→ **SOURCE MATERIAL**:
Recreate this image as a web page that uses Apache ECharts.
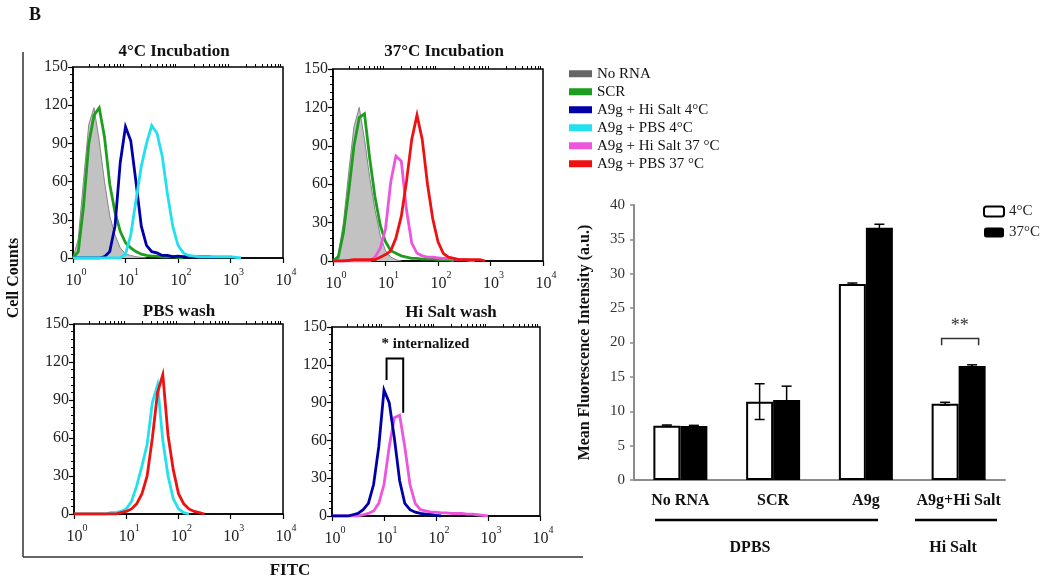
<!DOCTYPE html>
<html><head><meta charset="utf-8">
<script src="https://cdn.jsdelivr.net/npm/echarts@6/dist/echarts.min.js"></script>
<style>html,body{margin:0;padding:0;background:#fff}#c{width:1050px;height:584px}</style>
</head><body><div id="c"></div><script>
// ---- histogram bins: FITC channel centres (0.1-decade steps) ----
const bins = [1,1.26,1.58,2.00,2.51,3.16,3.98,5.01,6.31,7.94,10,12.6,15.8,20.0,25.1,31.6,39.8,50.1,63.1,79.4,100,126,158,200,251,316,398,501,631,794,1000,1259,1585,1995,2512,3162,3981,5012,6310,7943,10000];
const decadeTicks = [1,10,100,1000,10000];
const minorTickValues = [2,3,4,5,6,7,8,9,20,30,40,50,60,70,80,90,200,300,400,500,600,700,800,900,2000,3000,4000,5000,6000,7000,8000,9000];

// 4°C incubation panel (counts per bin)
const noRna4  = [0,15,60,105,118,92,60,33,18,8,3,2,1,0.5,0];
const scr4    = [0,5,40,90,112,118,95,58,36,21,12,8,5,3,2,1.5,1.5,1,1,1,0.5,0];
const hiSalt4 = [0,0,0,0,0,0,1,5,25,75,103,92,60,25,10,5,4,2,2,1,1.5,1,1,1,1,1,1,0];
const pbs4    = [0,0,0,0,0,0,0,0,0,0,3,18,45,72,90,104,98,80,50,25,10,4,2,1.5,1,1,1,1,1,1,1,0.5,0];
// 37°C incubation panel
const noRna37  = [0,5,30,70,105,120,95,65,40,20,8,3,1,0];
const scr37    = [0,3,22,55,90,112,115,80,50,28,15,8,6,4,3,2,2,1.5,1.5,1.5,1,1,1,0];
const hiSalt37 = [0,0,0,0,0,0,0,0,3,10,25,62,82,78,40,14,6,4,3,3,2.5,2,2,1.5,1,1,0.5,0];
const pbs37    = [0,0,0,0.5,1,1,1,1,1,3,5,8,18,35,62,95,114,95,60,33,15,6,3,2,1,1,1,1,1,0];
// PBS wash panel
const pbsWashCyan = [0,0,0,0,0,0,0,1,1,2,4,10,22,38,55,88,102,58,30,12,4,1,0];
const pbsWashRed  = [0,0,0,0,0,0,0,0,0,1,2,4,8,16,30,60,96,110,62,35,16,8,4,2,1,0];
// Hi Salt wash panel
const hsWashBlue = [0,0,0,0,1,2,5,10,25,55,100,90,62,28,10,5,3,2,1.5,1,0.5,0];
const hsWashPink = [0,0,0,0,0,0,1,2,4,10,25,55,78,80,55,25,10,5,4,3,3,2.5,2.5,2,2,2,1.5,1.5,1,0.5,0];

// bracket "* internalized" (FITC x positions, counts)
const internalX = [11.2, 23.4];
const internalY = [125, 108, 82];

// ---- bar chart ----
const categories = ['No RNA','SCR','A9g','A9g+Hi Salt'];
const mean4  = [7.9, 11.4, 28.5, 11.1];
const err4   = [0.1, 2.6, 0.15, 0.2];
const mean37 = [7.85, 11.65, 36.7, 16.6];
const err37  = [0.1, 2.0, 0.5, 0.15];
const sigY = [22.3, 20.6, 19.6];

const SERIF = '"Liberation Serif","Times New Roman",serif';
const names = ['No RNA','SCR','A9g + Hi Salt 4°C','A9g + PBS 4°C','A9g + Hi Salt 37 °C','A9g + PBS 37 °C'];
const colors = {
  'No RNA':'#666666','SCR':'#1e9e1e','A9g + Hi Salt 4°C':'#0000a8','A9g + PBS 4°C':'#22e0ee',
  'A9g + Hi Salt 37 °C':'#ee55dd','A9g + PBS 37 °C':'#ee1111'
};
const grids = [
  {left:73, top:67, width:210, height:191},
  {left:333, top:69, width:210, height:192},
  {left:74, top:324, width:209, height:190},
  {left:332, top:327, width:208, height:189},
  {left:634, top:205, width:371, height:275}
];
const xAxes = [], yAxes = [];
for (let g = 0; g < 4; g++) {
  xAxes.push({
    type:'log', logBase:10, min:1, max:10000, gridIndex:g,
    axisLine:{show:true, lineStyle:{color:'#000', width:1.5}},
    axisTick:{show:true, length:5, lineStyle:{color:'#000', width:1.2}},
    splitLine:{show:false},
    axisLabel:{margin:7, showMinLabel:true, showMaxLabel:true,
      formatter:v => '{b|10}{s|' + Math.round(Math.log10(v)) + '}',
      rich:{ b:{fontFamily:SERIF, fontSize:16, color:'#222', padding:[8,0,0,6]},
             s:{fontFamily:SERIF, fontSize:10, color:'#222', padding:[0,0,10,0]} } }
  });
  xAxes.push({
    type:'log', logBase:10, min:1, max:10000, gridIndex:g,
    axisLine:{show:false}, axisLabel:{show:false}, splitLine:{show:false},
    axisTick:{show:true, length:3, customValues:minorTickValues, lineStyle:{color:'#000', width:1}}
  });
  yAxes.push({
    type:'value', min:0, max:150, interval:30, gridIndex:g,
    axisLine:{show:true, lineStyle:{color:'#000', width:1.5}},
    axisTick:{show:true, length:5, lineStyle:{color:'#000', width:1.2}},
    minorTick:{show:true, splitNumber:5, length:3, lineStyle:{color:'#000'}},
    splitLine:{show:false},
    axisLabel:{fontFamily:SERIF, fontSize:16, color:'#222', margin:5}
  });
}
xAxes.push({
  type:'category', data:categories, gridIndex:4,
  axisLine:{lineStyle:{color:'#8c8c8c', width:2}},
  axisTick:{length:4, lineStyle:{color:'#8c8c8c', width:1.5}},
  axisLabel:{interval:0, fontFamily:SERIF, fontSize:16, fontWeight:'bold', color:'#111', margin:13}
});
yAxes.push({
  type:'value', min:0, max:40, interval:5, gridIndex:4,
  axisLine:{show:true, lineStyle:{color:'#8c8c8c', width:2}},
  axisTick:{show:true, length:4, lineStyle:{color:'#8c8c8c', width:1.5}},
  splitLine:{show:false},
  axisLabel:{fontFamily:SERIF, fontSize:15, color:'#333', margin:9},
  name:'Mean Fluorescence Intensity (a.u.)', nameLocation:'middle', nameRotate:90, nameGap:41,
  nameTextStyle:{fontFamily:SERIF, fontSize:16, fontWeight:'bold', color:'#111'}
});

function hist(name, counts, g, z, fill) {
  const s = {
    type:'line', name, xAxisIndex:2*g, yAxisIndex:g, symbol:'none', z,
    data: counts.map((c,i) => [bins[i], c]),
    lineStyle:{color: fill ? '#858585' : colors[name], width: fill ? 1 : 2.8, join:'miter'},
    itemStyle:{color: colors[name]}
  };
  if (fill) s.areaStyle = {color:'#c2c2c2', opacity:1};
  return s;
}
const series = [
  hist('No RNA', noRna4, 0, 2, true),
  hist('SCR', scr4, 0, 3),
  hist('A9g + Hi Salt 4°C', hiSalt4, 0, 4),
  hist('A9g + PBS 4°C', pbs4, 0, 5),
  hist('No RNA', noRna37, 1, 2, true),
  hist('SCR', scr37, 1, 3),
  hist('A9g + Hi Salt 37 °C', hiSalt37, 1, 4),
  hist('A9g + PBS 37 °C', pbs37, 1, 5),
  hist('A9g + PBS 4°C', pbsWashCyan, 2, 4),
  hist('A9g + PBS 37 °C', pbsWashRed, 2, 5),
  hist('A9g + Hi Salt 4°C', hsWashBlue, 3, 5),
  hist('A9g + Hi Salt 37 °C', hsWashPink, 3, 4),
  {type:'bar', name:'4°C', xAxisIndex:8, yAxisIndex:4, data:mean4, barWidth:27, barGap:'0%',
   itemStyle:{color:'#fff', borderColor:'#000', borderWidth:2}},
  {type:'bar', name:'37°C', xAxisIndex:8, yAxisIndex:4, data:mean37, barWidth:27, barGap:'0%',
   itemStyle:{color:'#000'}},
];
function errSeries(means, errs, off) {
  return {
    type:'custom', xAxisIndex:8, yAxisIndex:4, z:10, silent:true,
    data: means.map((m,i) => [i, m, errs[i]]),
    renderItem:(p, api) => {
      const i = api.value(0), m = api.value(1), e = api.value(2);
      const hi = api.coord([i, m+e]), lo = api.coord([i, m-e]);
      const x = hi[0] + off, st = {stroke:'#000', lineWidth:1.5};
      return {type:'group', children:[
        {type:'line', shape:{x1:x, y1:hi[1], x2:x, y2:lo[1]}, style:st},
        {type:'line', shape:{x1:x-5, y1:hi[1], x2:x+5, y2:hi[1]}, style:st},
        {type:'line', shape:{x1:x-5, y1:lo[1], x2:x+5, y2:lo[1]}, style:st}
      ]};
    }
  };
}
series.push(errSeries(mean4, err4, -13.5), errSeries(mean37, err37, 13.5));

const titleStyle = {fontFamily:SERIF, fontSize:17, fontWeight:'bold', color:'#111'};
const option = {
  animation:false,
  backgroundColor:'#fff',
  title:[
    {text:'4°C Incubation', left:174, top:43, textAlign:'center', textStyle:titleStyle, padding:0},
    {text:'37°C Incubation', left:444, top:43, textAlign:'center', textStyle:titleStyle, padding:0},
    {text:'PBS wash', left:179, top:303, textAlign:'center', textStyle:titleStyle, padding:0},
    {text:'Hi Salt wash', left:451, top:304, textAlign:'center', textStyle:titleStyle, padding:0}
  ],
  legend:[
    {data:names, orient:'vertical', left:569, top:66, icon:'rect', itemWidth:23, itemHeight:7, itemGap:2.5,
     padding:0, selectedMode:false, textStyle:{fontFamily:SERIF, fontSize:15, color:'#111', lineHeight:15.5}},
    {data:['4°C','37°C'], orient:'vertical', left:983, top:204, itemWidth:20, itemHeight:10, itemGap:6,
     padding:0, selectedMode:false, textStyle:{fontFamily:SERIF, fontSize:15, color:'#222'}}
  ],
  grid: grids.map((g,i) => Object.assign({show: i<4, borderColor:'#000', borderWidth:1.5, backgroundColor:'#fff'}, g)),
  xAxis:xAxes, yAxis:yAxes, series,
  graphic:[
    {type:'text', left:29, top:6, style:{text:'B', font:'bold 18px '+SERIF, fill:'#111'}},
    {type:'line', shape:{x1:23, y1:52, x2:23, y2:557}, style:{stroke:'#333', lineWidth:1.5}},
    {type:'line', shape:{x1:23, y1:557, x2:583, y2:557}, style:{stroke:'#333', lineWidth:1.5}},
    {type:'text', x:14, y:278, rotation:Math.PI/2, style:{text:'Cell Counts', font:'bold 16px '+SERIF, fill:'#111', align:'center', verticalAlign:'middle'}},
    {type:'text', x:290, y:571, style:{text:'FITC', font:'bold 17px '+SERIF, fill:'#111', align:'center', verticalAlign:'middle'}},
    {type:'line', shape:{x1:655, y1:520, x2:878, y2:520}, style:{stroke:'#000', lineWidth:2.5}},
    {type:'line', shape:{x1:915, y1:520, x2:997, y2:520}, style:{stroke:'#000', lineWidth:2.5}},
    {type:'text', x:750, y:548, style:{text:'DPBS', font:'bold 16px '+SERIF, fill:'#111', align:'center', verticalAlign:'middle'}},
    {type:'text', x:953, y:548, style:{text:'Hi Salt', font:'bold 16px '+SERIF, fill:'#111', align:'center', verticalAlign:'middle'}}
  ]
};
const chart = echarts.init(document.getElementById('c'), null, {renderer:'canvas'});
chart.setOption(option);

// annotations placed through the axes' own scales
const a = chart.convertToPixel({xAxisIndex:6, yAxisIndex:3}, [internalX[0], internalY[0]]);
const b1 = chart.convertToPixel({xAxisIndex:6, yAxisIndex:3}, [internalX[1], internalY[0]]);
const aEnd = chart.convertToPixel({xAxisIndex:6, yAxisIndex:3}, [internalX[0], internalY[1]]);
const bEnd = chart.convertToPixel({xAxisIndex:6, yAxisIndex:3}, [internalX[1], internalY[2]]);
const c0 = chart.convertToPixel({xAxisIndex:8, yAxisIndex:4}, [3, sigY[1]]);
const cLeg = chart.convertToPixel({xAxisIndex:8, yAxisIndex:4}, [3, sigY[2]]);
const cStar = chart.convertToPixel({xAxisIndex:8, yAxisIndex:4}, [3, sigY[0]]);
const extra = [
  {type:'polyline', shape:{points:[[a[0],aEnd[1]],[a[0],a[1]],[b1[0],a[1]],[b1[0],bEnd[1]]]}, style:{stroke:'#000', lineWidth:2, fill:null}},
  {type:'text', x:a[0]-5, y:a[1]-14, style:{text:'* internalized', font:'bold 15px '+SERIF, fill:'#111', align:'left', verticalAlign:'middle'}},
  {type:'polyline', shape:{points:[[c0[0]-17,cLeg[1]],[c0[0]-17,c0[1]],[c0[0]+20,c0[1]],[c0[0]+20,cLeg[1]]]}, style:{stroke:'#333', lineWidth:1.5, fill:null}},
  {type:'text', x:c0[0]+1, y:cStar[1], style:{text:'**', font:'18px '+SERIF, fill:'#333', align:'center', verticalAlign:'middle'}}
];
chart.setOption({graphic: option.graphic.concat(extra)});
</script></body></html>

→ **EXERCISE DIRECTIONS**:
Return, unchanged, the lines from the first line of the material through the line that holds "const internalY = [125, 108, 82];", inclusive, omitting pictures.

→ **FULL RESPONSE**:
Recreate this image as a web page that uses Apache ECharts.
<!DOCTYPE html>
<html><head><meta charset="utf-8">
<script src="https://cdn.jsdelivr.net/npm/echarts@6/dist/echarts.min.js"></script>
<style>html,body{margin:0;padding:0;background:#fff}#c{width:1050px;height:584px}</style>
</head><body><div id="c"></div><script>
// ---- histogram bins: FITC channel centres (0.1-decade steps) ----
const bins = [1,1.26,1.58,2.00,2.51,3.16,3.98,5.01,6.31,7.94,10,12.6,15.8,20.0,25.1,31.6,39.8,50.1,63.1,79.4,100,126,158,200,251,316,398,501,631,794,1000,1259,1585,1995,2512,3162,3981,5012,6310,7943,10000];
const decadeTicks = [1,10,100,1000,10000];
const minorTickValues = [2,3,4,5,6,7,8,9,20,30,40,50,60,70,80,90,200,300,400,500,600,700,800,900,2000,3000,4000,5000,6000,7000,8000,9000];

// 4°C incubation panel (counts per bin)
const noRna4  = [0,15,60,105,118,92,60,33,18,8,3,2,1,0.5,0];
const scr4    = [0,5,40,90,112,118,95,58,36,21,12,8,5,3,2,1.5,1.5,1,1,1,0.5,0];
const hiSalt4 = [0,0,0,0,0,0,1,5,25,75,103,92,60,25,10,5,4,2,2,1,1.5,1,1,1,1,1,1,0];
const pbs4    = [0,0,0,0,0,0,0,0,0,0,3,18,45,72,90,104,98,80,50,25,10,4,2,1.5,1,1,1,1,1,1,1,0.5,0];
// 37°C incubation panel
const noRna37  = [0,5,30,70,105,120,95,65,40,20,8,3,1,0];
const scr37    = [0,3,22,55,90,112,115,80,50,28,15,8,6,4,3,2,2,1.5,1.5,1.5,1,1,1,0];
const hiSalt37 = [0,0,0,0,0,0,0,0,3,10,25,62,82,78,40,14,6,4,3,3,2.5,2,2,1.5,1,1,0.5,0];
const pbs37    = [0,0,0,0.5,1,1,1,1,1,3,5,8,18,35,62,95,114,95,60,33,15,6,3,2,1,1,1,1,1,0];
// PBS wash panel
const pbsWashCyan = [0,0,0,0,0,0,0,1,1,2,4,10,22,38,55,88,102,58,30,12,4,1,0];
const pbsWashRed  = [0,0,0,0,0,0,0,0,0,1,2,4,8,16,30,60,96,110,62,35,16,8,4,2,1,0];
// Hi Salt wash panel
const hsWashBlue = [0,0,0,0,1,2,5,10,25,55,100,90,62,28,10,5,3,2,1.5,1,0.5,0];
const hsWashPink = [0,0,0,0,0,0,1,2,4,10,25,55,78,80,55,25,10,5,4,3,3,2.5,2.5,2,2,2,1.5,1.5,1,0.5,0];

// bracket "* internalized" (FITC x positions, counts)
const internalX = [11.2, 23.4];
const internalY = [125, 108, 82];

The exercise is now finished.